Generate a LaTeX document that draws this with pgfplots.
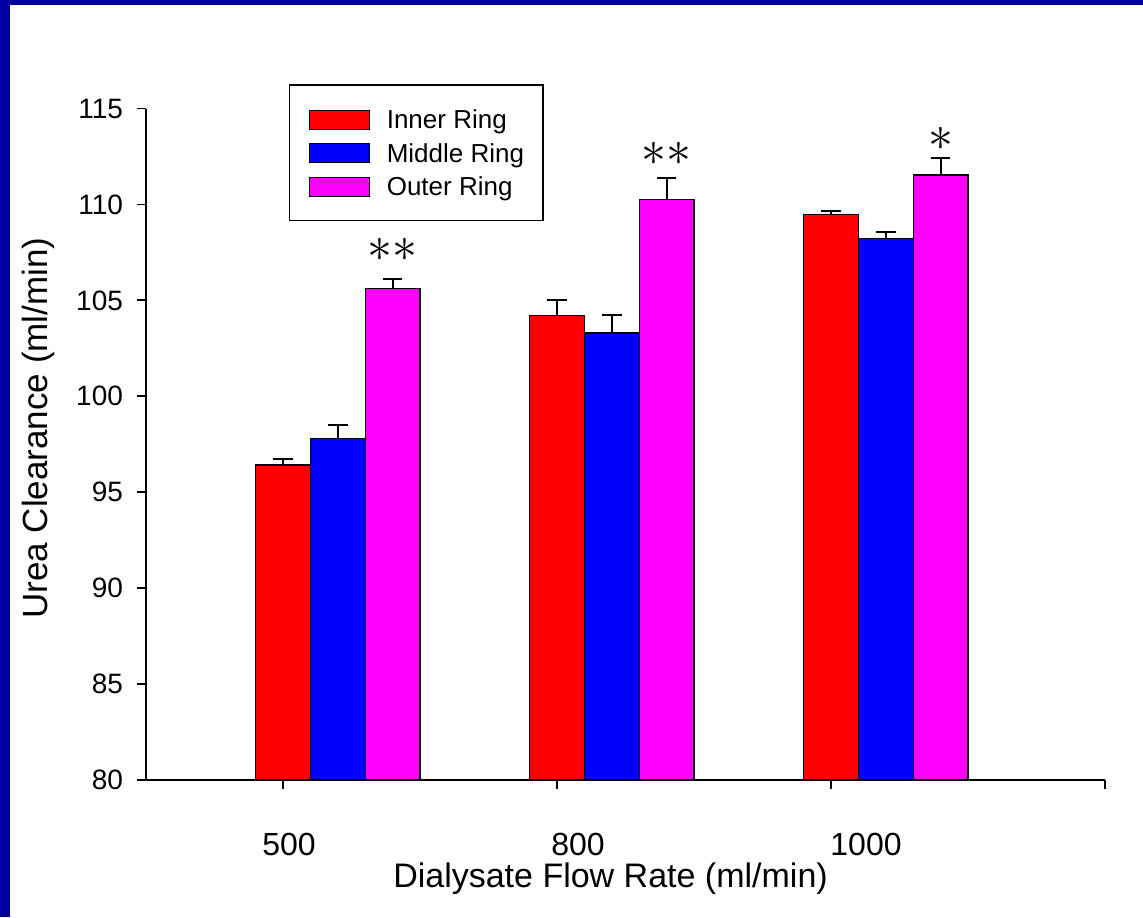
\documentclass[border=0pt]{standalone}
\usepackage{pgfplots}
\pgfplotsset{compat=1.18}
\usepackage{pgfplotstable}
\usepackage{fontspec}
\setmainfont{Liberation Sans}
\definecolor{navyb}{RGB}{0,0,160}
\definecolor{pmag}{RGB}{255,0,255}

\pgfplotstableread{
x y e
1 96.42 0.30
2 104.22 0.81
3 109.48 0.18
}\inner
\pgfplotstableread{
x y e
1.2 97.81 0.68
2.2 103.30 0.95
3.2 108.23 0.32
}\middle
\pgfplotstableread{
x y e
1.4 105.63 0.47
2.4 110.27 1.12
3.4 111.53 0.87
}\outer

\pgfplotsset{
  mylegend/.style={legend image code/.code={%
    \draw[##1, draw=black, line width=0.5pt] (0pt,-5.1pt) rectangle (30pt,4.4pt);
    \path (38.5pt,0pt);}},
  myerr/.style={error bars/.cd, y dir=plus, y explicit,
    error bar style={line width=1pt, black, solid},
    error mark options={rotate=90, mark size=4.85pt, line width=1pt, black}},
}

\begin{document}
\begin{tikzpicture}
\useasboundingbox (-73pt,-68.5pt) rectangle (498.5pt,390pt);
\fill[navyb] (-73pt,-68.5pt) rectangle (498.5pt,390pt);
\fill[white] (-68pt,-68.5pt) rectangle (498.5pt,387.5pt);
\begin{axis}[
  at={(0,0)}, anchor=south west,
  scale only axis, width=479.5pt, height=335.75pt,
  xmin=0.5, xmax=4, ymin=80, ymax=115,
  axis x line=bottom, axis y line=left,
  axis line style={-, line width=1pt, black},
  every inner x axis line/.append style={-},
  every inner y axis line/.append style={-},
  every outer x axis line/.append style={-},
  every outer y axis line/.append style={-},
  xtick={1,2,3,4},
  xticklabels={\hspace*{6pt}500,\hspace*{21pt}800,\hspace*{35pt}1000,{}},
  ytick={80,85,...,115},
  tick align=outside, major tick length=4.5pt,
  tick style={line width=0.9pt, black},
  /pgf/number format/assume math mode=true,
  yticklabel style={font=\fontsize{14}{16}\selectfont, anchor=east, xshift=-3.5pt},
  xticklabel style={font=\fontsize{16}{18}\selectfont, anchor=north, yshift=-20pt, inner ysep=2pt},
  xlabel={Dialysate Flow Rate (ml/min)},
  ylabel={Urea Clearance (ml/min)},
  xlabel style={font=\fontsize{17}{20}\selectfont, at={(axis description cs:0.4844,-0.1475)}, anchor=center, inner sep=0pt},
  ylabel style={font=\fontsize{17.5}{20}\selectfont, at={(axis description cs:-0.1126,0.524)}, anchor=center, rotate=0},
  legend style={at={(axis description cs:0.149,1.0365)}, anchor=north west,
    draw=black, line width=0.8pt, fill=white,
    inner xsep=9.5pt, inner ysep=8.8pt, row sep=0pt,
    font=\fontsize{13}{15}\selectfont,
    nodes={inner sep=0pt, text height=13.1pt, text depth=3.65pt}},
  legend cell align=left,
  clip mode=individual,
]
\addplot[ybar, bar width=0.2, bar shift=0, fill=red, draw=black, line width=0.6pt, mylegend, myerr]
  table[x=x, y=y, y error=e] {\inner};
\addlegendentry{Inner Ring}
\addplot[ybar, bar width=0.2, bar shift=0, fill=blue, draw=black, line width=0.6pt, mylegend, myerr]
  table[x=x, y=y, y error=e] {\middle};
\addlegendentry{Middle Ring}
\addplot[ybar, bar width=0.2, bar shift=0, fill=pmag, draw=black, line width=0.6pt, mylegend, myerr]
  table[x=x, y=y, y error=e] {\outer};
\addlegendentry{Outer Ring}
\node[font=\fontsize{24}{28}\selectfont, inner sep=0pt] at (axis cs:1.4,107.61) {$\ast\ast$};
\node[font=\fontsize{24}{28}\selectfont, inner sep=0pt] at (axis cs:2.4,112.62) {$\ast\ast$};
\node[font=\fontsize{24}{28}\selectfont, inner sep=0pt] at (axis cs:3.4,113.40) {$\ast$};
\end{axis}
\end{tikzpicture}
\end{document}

## Task
Reproduce the data verbatim. Do not carry any picture into the copy.

## Full response
Generate a LaTeX document that draws this with pgfplots.
\documentclass[border=0pt]{standalone}
\usepackage{pgfplots}
\pgfplotsset{compat=1.18}
\usepackage{pgfplotstable}
\usepackage{fontspec}
\setmainfont{Liberation Sans}
\definecolor{navyb}{RGB}{0,0,160}
\definecolor{pmag}{RGB}{255,0,255}

\pgfplotstableread{
x y e
1 96.42 0.30
2 104.22 0.81
3 109.48 0.18
}\inner
\pgfplotstableread{
x y e
1.2 97.81 0.68
2.2 103.30 0.95
3.2 108.23 0.32
}\middle
\pgfplotstableread{
x y e
1.4 105.63 0.47
2.4 110.27 1.12
3.4 111.53 0.87
}\outer

\pgfplotsset{
  mylegend/.style={legend image code/.code={%
    \draw[##1, draw=black, line width=0.5pt] (0pt,-5.1pt) rectangle (30pt,4.4pt);
    \path (38.5pt,0pt);}},
  myerr/.style={error bars/.cd, y dir=plus, y explicit,
    error bar style={line width=1pt, black, solid},
    error mark options={rotate=90, mark size=4.85pt, line width=1pt, black}},
}

\begin{document}
\begin{tikzpicture}
\useasboundingbox (-73pt,-68.5pt) rectangle (498.5pt,390pt);
\fill[navyb] (-73pt,-68.5pt) rectangle (498.5pt,390pt);
\fill[white] (-68pt,-68.5pt) rectangle (498.5pt,387.5pt);
\begin{axis}[
  at={(0,0)}, anchor=south west,
  scale only axis, width=479.5pt, height=335.75pt,
  xmin=0.5, xmax=4, ymin=80, ymax=115,
  axis x line=bottom, axis y line=left,
  axis line style={-, line width=1pt, black},
  every inner x axis line/.append style={-},
  every inner y axis line/.append style={-},
  every outer x axis line/.append style={-},
  every outer y axis line/.append style={-},
  xtick={1,2,3,4},
  xticklabels={\hspace*{6pt}500,\hspace*{21pt}800,\hspace*{35pt}1000,{}},
  ytick={80,85,...,115},
  tick align=outside, major tick length=4.5pt,
  tick style={line width=0.9pt, black},
  /pgf/number format/assume math mode=true,
  yticklabel style={font=\fontsize{14}{16}\selectfont, anchor=east, xshift=-3.5pt},
  xticklabel style={font=\fontsize{16}{18}\selectfont, anchor=north, yshift=-20pt, inner ysep=2pt},
  xlabel={Dialysate Flow Rate (ml/min)},
  ylabel={Urea Clearance (ml/min)},
  xlabel style={font=\fontsize{17}{20}\selectfont, at={(axis description cs:0.4844,-0.1475)}, anchor=center, inner sep=0pt},
  ylabel style={font=\fontsize{17.5}{20}\selectfont, at={(axis description cs:-0.1126,0.524)}, anchor=center, rotate=0},
  legend style={at={(axis description cs:0.149,1.0365)}, anchor=north west,
    draw=black, line width=0.8pt, fill=white,
    inner xsep=9.5pt, inner ysep=8.8pt, row sep=0pt,
    font=\fontsize{13}{15}\selectfont,
    nodes={inner sep=0pt, text height=13.1pt, text depth=3.65pt}},
  legend cell align=left,
  clip mode=individual,
]
\addplot[ybar, bar width=0.2, bar shift=0, fill=red, draw=black, line width=0.6pt, mylegend, myerr]
  table[x=x, y=y, y error=e] {\inner};
\addlegendentry{Inner Ring}
\addplot[ybar, bar width=0.2, bar shift=0, fill=blue, draw=black, line width=0.6pt, mylegend, myerr]
  table[x=x, y=y, y error=e] {\middle};
\addlegendentry{Middle Ring}
\addplot[ybar, bar width=0.2, bar shift=0, fill=pmag, draw=black, line width=0.6pt, mylegend, myerr]
  table[x=x, y=y, y error=e] {\outer};
\addlegendentry{Outer Ring}
\node[font=\fontsize{24}{28}\selectfont, inner sep=0pt] at (axis cs:1.4,107.61) {$\ast\ast$};
\node[font=\fontsize{24}{28}\selectfont, inner sep=0pt] at (axis cs:2.4,112.62) {$\ast\ast$};
\node[font=\fontsize{24}{28}\selectfont, inner sep=0pt] at (axis cs:3.4,113.40) {$\ast$};
\end{axis}
\end{tikzpicture}
\end{document}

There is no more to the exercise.